In my briefs as I prefer the term ‘Decision Context’ rather than ‘Business Background’ to emphasis a focus decision-relevant information that is driving your businesses need for insight and recommendations and what will impact consultancy design decisions.  A simple way of thinking about what to write in this section is in answering these two questions:

  1. What is the situation you are faced with?
  2. What is the complication that makes this project a necessity?

The Decision Context section serves two main roles.  Firstly, it gives the project meaning.  Having meaning is a powerful human motivator for those you hope to will commit time, costs and other resources to the project.  If the need for the project is challenged internally by others it also provides a clear reminder of why the business is investing in the project that senior management has signed off against.  Secondly, this section provides direction to the consultant on what factors are likely to be driving the market’s behaviour and what is already known by the client.  Detailed technical information like brand shares, media spend by media type is often best left to the appendix. Writing the Decision Context can be one of the most time-consuming parts of writing the brief and is often best left for the end so that it reflects the actual decision context.  New to client consultants may need some broader information on your business market research brief, or when you will provide that information.

Business Objective

What is the business using the information for?  Building from the Decision Context is the Business Objectives show what the insights and recommendations will be used to help the business.  Understanding the business objective can affect fundamental design choices in the research.  For example, an objective to successfully launch a new product that will drive overall brand growth by x% through increased market penetration.  Tells the consultant the research will need to focus on understanding how to convert non-customers and that they will also need to factor in a total brand perspective in their design and analysis.  Not knowing the business objective can lead to market research or consultancy services that do not deliver actionable results.

Insight Objectives

Business Objectives are not Insight Objectives.  By separating out what you need from the research from what the business is trying to achieve you define the project’s scope.  The Insight Objectives define the knowledge gap that needs to be filled in order for the business to make the right decisions for achieving its objective.  Ideally, there should be three or fewer objectives needed to address the Business Objective.  For projects that are part of a larger business activity, such as brand repositioning or the development and launch of a new product, it is also worth noting in the market research brief the stage that the research is focussed on. A good consultant will also compare the Insight Objectives to the Business Objectives and Information Needs to help ensure you have the right framework in place.

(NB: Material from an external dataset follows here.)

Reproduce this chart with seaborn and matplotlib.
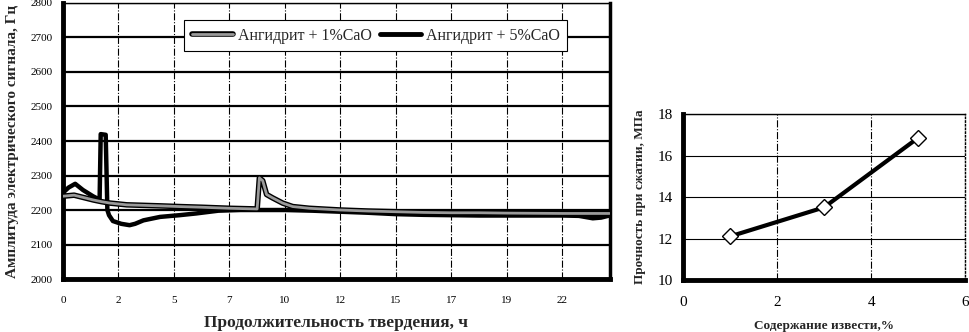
"""
Амплитуда электрического сигнала и прочность ангидрита с добавкой CaO
"""
import matplotlib
matplotlib.use("Agg")
import matplotlib.pyplot as plt
import matplotlib.patheffects as pe
from matplotlib.lines import Line2D
import seaborn as sns
import pandas as pd

sns.set_theme(style="white")
plt.rcParams['font.family'] = ['Liberation Serif', 'DejaVu Serif']

# левый график: ось x в единицах делений (подписи - часы)
x_tick_labels = ['0', '2', '5', '7', '10', '12', '15', '17', '19', '22']
y_ticks_left = [2000, 2100, 2200, 2300, 2400, 2500, 2600, 2700, 2800]

# Ангидрит + 1%CaO
t_1 = [0.0, 0.2, 0.55, 0.7, 0.85, 1.15, 1.75, 2.1, 2.5, 3.0, 3.5, 3.54, 3.6,
       3.67, 3.78, 3.96, 4.14, 4.44, 5.0, 5.5, 6.0, 6.5, 7.0, 7.5, 8.0, 9.0, 9.85]
a_1 = [2240, 2243, 2229, 2224, 2220, 2215, 2212, 2210, 2208, 2205, 2203, 2293, 2285,
       2245, 2235, 2220, 2210, 2205, 2200, 2197, 2195, 2193, 2192, 2192, 2191, 2190, 2190]

# Ангидрит + 5%CaO
t_5 = [0.0, 0.1, 0.22, 0.36, 0.54, 0.66, 0.68, 0.77, 0.8, 0.83, 0.9, 1.05, 1.2,
       1.3, 1.45, 1.75, 2.1, 2.4, 2.8, 3.2, 3.6, 4.0, 4.5, 5.0, 5.5, 6.0, 6.5,
       7.0, 7.5, 8.0, 9.0, 9.3, 9.55, 9.7, 9.85]
a_5 = [2250, 2265, 2276, 2258, 2240, 2230, 2420, 2418, 2200, 2185, 2168, 2160, 2156,
       2160, 2170, 2180, 2185, 2190, 2198, 2200, 2200, 2200, 2198, 2195, 2192, 2188, 2186,
       2185, 2184, 2184, 2184, 2183, 2176, 2178, 2184]

# правый график
lime = [1, 3, 5]
strength = [12.1, 13.5, 16.85]

df1 = pd.DataFrame({'t': t_1, 'a': a_1})
df5 = pd.DataFrame({'t': t_5, 'a': a_5})
dfs = pd.DataFrame({'c': lime, 's': strength})

fig = plt.figure(figsize=(9.69, 3.32), dpi=100)
ax = fig.add_axes([0.065, 0.1596, 0.5645, 0.8314])
ax2 = fig.add_axes([0.7048, 0.1566, 0.2912, 0.5])

# --- левый график ---
sns.lineplot(data=df5, x='t', y='a', ax=ax, color='black', lw=3.2,
             estimator=None, sort=False, zorder=3)
sns.lineplot(data=df1, x='t', y='a', ax=ax, color='#9a9a9a', lw=2.0,
             estimator=None, sort=False, zorder=4,
             path_effects=[pe.Stroke(linewidth=4.0, foreground='black'), pe.Normal()])

ax.set_xlim(0, 9.86)
ax.set_ylim(2000, 2800)
ax.set_xticks(range(len(x_tick_labels)))
ax.set_xticklabels(x_tick_labels)
ax.set_yticks(y_ticks_left)
ax.tick_params(axis='both', labelsize=8, length=3, width=2, direction='inout',
               colors='black', pad=6)
ax.tick_params(axis='x', pad=11)
ax.yaxis.grid(True, color='black', lw=1.6)
ax.xaxis.grid(True, color='black', lw=0.8, linestyle='-.')
ax.set_axisbelow(True)
for s in ['left', 'bottom']:
    ax.spines[s].set_linewidth(3.5)
ax.spines['right'].set_linewidth(2.5)
ax.spines['top'].set_linewidth(1.0)
for s in ax.spines.values():
    s.set_color('black')
ax.set_xlabel('Продолжительность твердения, ч', fontsize=12.5,
              fontweight='bold', labelpad=7)
ax.set_ylabel('Амплитуда электрического сигнала, Гц', fontsize=11,
              fontweight='bold', labelpad=8)

handles = [
    Line2D([], [], color='#9a9a9a', lw=2.0,
           path_effects=[pe.Stroke(linewidth=4.0, foreground='black'), pe.Normal()]),
    Line2D([], [], color='black', lw=3.5),
]
leg = ax.legend(handles, ['Ангидрит + 1%CaO', 'Ангидрит + 5%CaO'], ncol=2,
                loc='upper center', bbox_to_anchor=(0.572, 0.966), fontsize=11.5,
                frameon=True, fancybox=False, framealpha=1, edgecolor='black',
                handlelength=2.6, handletextpad=0.3, columnspacing=0.5,
                borderpad=0.45)
leg.get_frame().set_linewidth(0.8)

# --- правый график ---
sns.lineplot(data=dfs, x='c', y='s', ax=ax2, color='black', lw=3.0,
             marker='D', markersize=8, markerfacecolor='white',
             markeredgecolor='black', markeredgewidth=1.0, zorder=3)
ax2.set_xlim(0, 6)
ax2.set_ylim(10, 18)
ax2.set_xticks([0, 2, 4, 6])
ax2.set_yticks([10, 12, 14, 16, 18])
ax2.tick_params(axis='both', labelsize=11, length=3, width=2, direction='inout',
                colors='black', pad=6)
ax2.tick_params(axis='x', pad=10)
ax2.yaxis.grid(True, color='black', lw=0.8)
ax2.xaxis.grid(True, color='black', lw=0.8, linestyle='-.')
ax2.set_axisbelow(True)
for s in ['left', 'bottom']:
    ax2.spines[s].set_linewidth(3.5)
ax2.spines['top'].set_linewidth(1.0)
ax2.spines['right'].set_linewidth(1.0)
ax2.spines['right'].set_linestyle(':')
for s in ax2.spines.values():
    s.set_color('black')
ax2.set_xlabel('Содержание извести,%', fontsize=9.5, fontweight='bold', labelpad=8)
ax2.set_ylabel('Прочность при сжатии, МПа', fontsize=9.5, fontweight='bold',
               labelpad=8)

fig.savefig('out.png', dpi=100)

“A problem well stated is a problem half solved.” – Charles Kettering

In some briefs, this section is called the ‘Research Objectives’.  By calling is the ‘Insight Objectives’ we focus on what we want to know and our needed outcomes rather than the process.

Information Needs

If there are some specific questions you need to be answered, this is where you put it.  To remove duplication and to show how the information relates to your needs, I like to list information needs under their respective Insight Objective.  This approach also clearly shows any scope drift, errors in your thinking, and how the insights build into the ultimate Business Objective. Information Needs that do not relate to a specific Insight Objective can go under an ‘Other Information Needs’ heading to tell consultant and others in your organisation the order of priority for research design priority. It is tempting to write down every question you have and even prescribe what measures a consultant should use.  Like creative briefs, avoid bloating the brief with mandatories that are not actually mandatory.  Long Information Needs directly impact research costs and your budget.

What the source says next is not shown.